- **Short task**
Every line below should be repeated exactly.
─── Input data
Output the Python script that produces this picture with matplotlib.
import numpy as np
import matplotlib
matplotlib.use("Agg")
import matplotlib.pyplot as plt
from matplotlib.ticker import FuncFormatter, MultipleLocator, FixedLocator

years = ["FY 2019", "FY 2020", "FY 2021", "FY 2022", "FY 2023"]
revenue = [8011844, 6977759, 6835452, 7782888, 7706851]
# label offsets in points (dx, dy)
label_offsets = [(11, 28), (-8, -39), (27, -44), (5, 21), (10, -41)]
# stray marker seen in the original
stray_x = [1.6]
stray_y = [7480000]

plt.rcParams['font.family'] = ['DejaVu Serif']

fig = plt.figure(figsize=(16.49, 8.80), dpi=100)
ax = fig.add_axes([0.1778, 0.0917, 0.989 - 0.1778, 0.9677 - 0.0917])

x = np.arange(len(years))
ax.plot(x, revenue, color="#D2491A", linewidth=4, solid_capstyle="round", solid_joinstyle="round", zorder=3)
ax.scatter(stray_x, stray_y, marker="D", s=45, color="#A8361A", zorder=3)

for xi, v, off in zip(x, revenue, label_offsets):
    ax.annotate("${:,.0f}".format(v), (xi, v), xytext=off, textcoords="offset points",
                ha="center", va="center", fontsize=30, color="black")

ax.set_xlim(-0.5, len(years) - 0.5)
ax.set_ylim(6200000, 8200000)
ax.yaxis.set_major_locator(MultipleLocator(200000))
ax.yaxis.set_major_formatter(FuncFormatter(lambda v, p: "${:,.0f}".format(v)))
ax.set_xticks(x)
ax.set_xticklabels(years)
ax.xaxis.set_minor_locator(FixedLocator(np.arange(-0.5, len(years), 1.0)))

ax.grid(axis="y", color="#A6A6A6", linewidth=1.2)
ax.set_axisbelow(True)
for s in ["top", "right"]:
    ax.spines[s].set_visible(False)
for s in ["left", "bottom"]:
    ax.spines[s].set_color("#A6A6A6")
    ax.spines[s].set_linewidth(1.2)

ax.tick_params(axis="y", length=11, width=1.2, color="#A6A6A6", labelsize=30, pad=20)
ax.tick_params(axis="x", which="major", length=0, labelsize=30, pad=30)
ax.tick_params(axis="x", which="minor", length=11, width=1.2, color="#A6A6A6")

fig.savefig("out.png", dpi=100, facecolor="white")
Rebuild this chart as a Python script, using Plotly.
──────
- **Complete output**
Output the Python script that produces this picture with matplotlib.
import numpy as np
import matplotlib
matplotlib.use("Agg")
import matplotlib.pyplot as plt
from matplotlib.ticker import FuncFormatter, MultipleLocator, FixedLocator

years = ["FY 2019", "FY 2020", "FY 2021", "FY 2022", "FY 2023"]
revenue = [8011844, 6977759, 6835452, 7782888, 7706851]
# label offsets in points (dx, dy)
label_offsets = [(11, 28), (-8, -39), (27, -44), (5, 21), (10, -41)]
# stray marker seen in the original
stray_x = [1.6]
stray_y = [7480000]

plt.rcParams['font.family'] = ['DejaVu Serif']

fig = plt.figure(figsize=(16.49, 8.80), dpi=100)
ax = fig.add_axes([0.1778, 0.0917, 0.989 - 0.1778, 0.9677 - 0.0917])

x = np.arange(len(years))
ax.plot(x, revenue, color="#D2491A", linewidth=4, solid_capstyle="round", solid_joinstyle="round", zorder=3)
ax.scatter(stray_x, stray_y, marker="D", s=45, color="#A8361A", zorder=3)

for xi, v, off in zip(x, revenue, label_offsets):
    ax.annotate("${:,.0f}".format(v), (xi, v), xytext=off, textcoords="offset points",
                ha="center", va="center", fontsize=30, color="black")

ax.set_xlim(-0.5, len(years) - 0.5)
ax.set_ylim(6200000, 8200000)
ax.yaxis.set_major_locator(MultipleLocator(200000))
ax.yaxis.set_major_formatter(FuncFormatter(lambda v, p: "${:,.0f}".format(v)))
ax.set_xticks(x)
ax.set_xticklabels(years)
ax.xaxis.set_minor_locator(FixedLocator(np.arange(-0.5, len(years), 1.0)))

ax.grid(axis="y", color="#A6A6A6", linewidth=1.2)
ax.set_axisbelow(True)
for s in ["top", "right"]:
    ax.spines[s].set_visible(False)
for s in ["left", "bottom"]:
    ax.spines[s].set_color("#A6A6A6")
    ax.spines[s].set_linewidth(1.2)

ax.tick_params(axis="y", length=11, width=1.2, color="#A6A6A6", labelsize=30, pad=20)
ax.tick_params(axis="x", which="major", length=0, labelsize=30, pad=30)
ax.tick_params(axis="x", which="minor", length=11, width=1.2, color="#A6A6A6")

fig.savefig("out.png", dpi=100, facecolor="white")
Rebuild this chart as a Python script, using Plotly.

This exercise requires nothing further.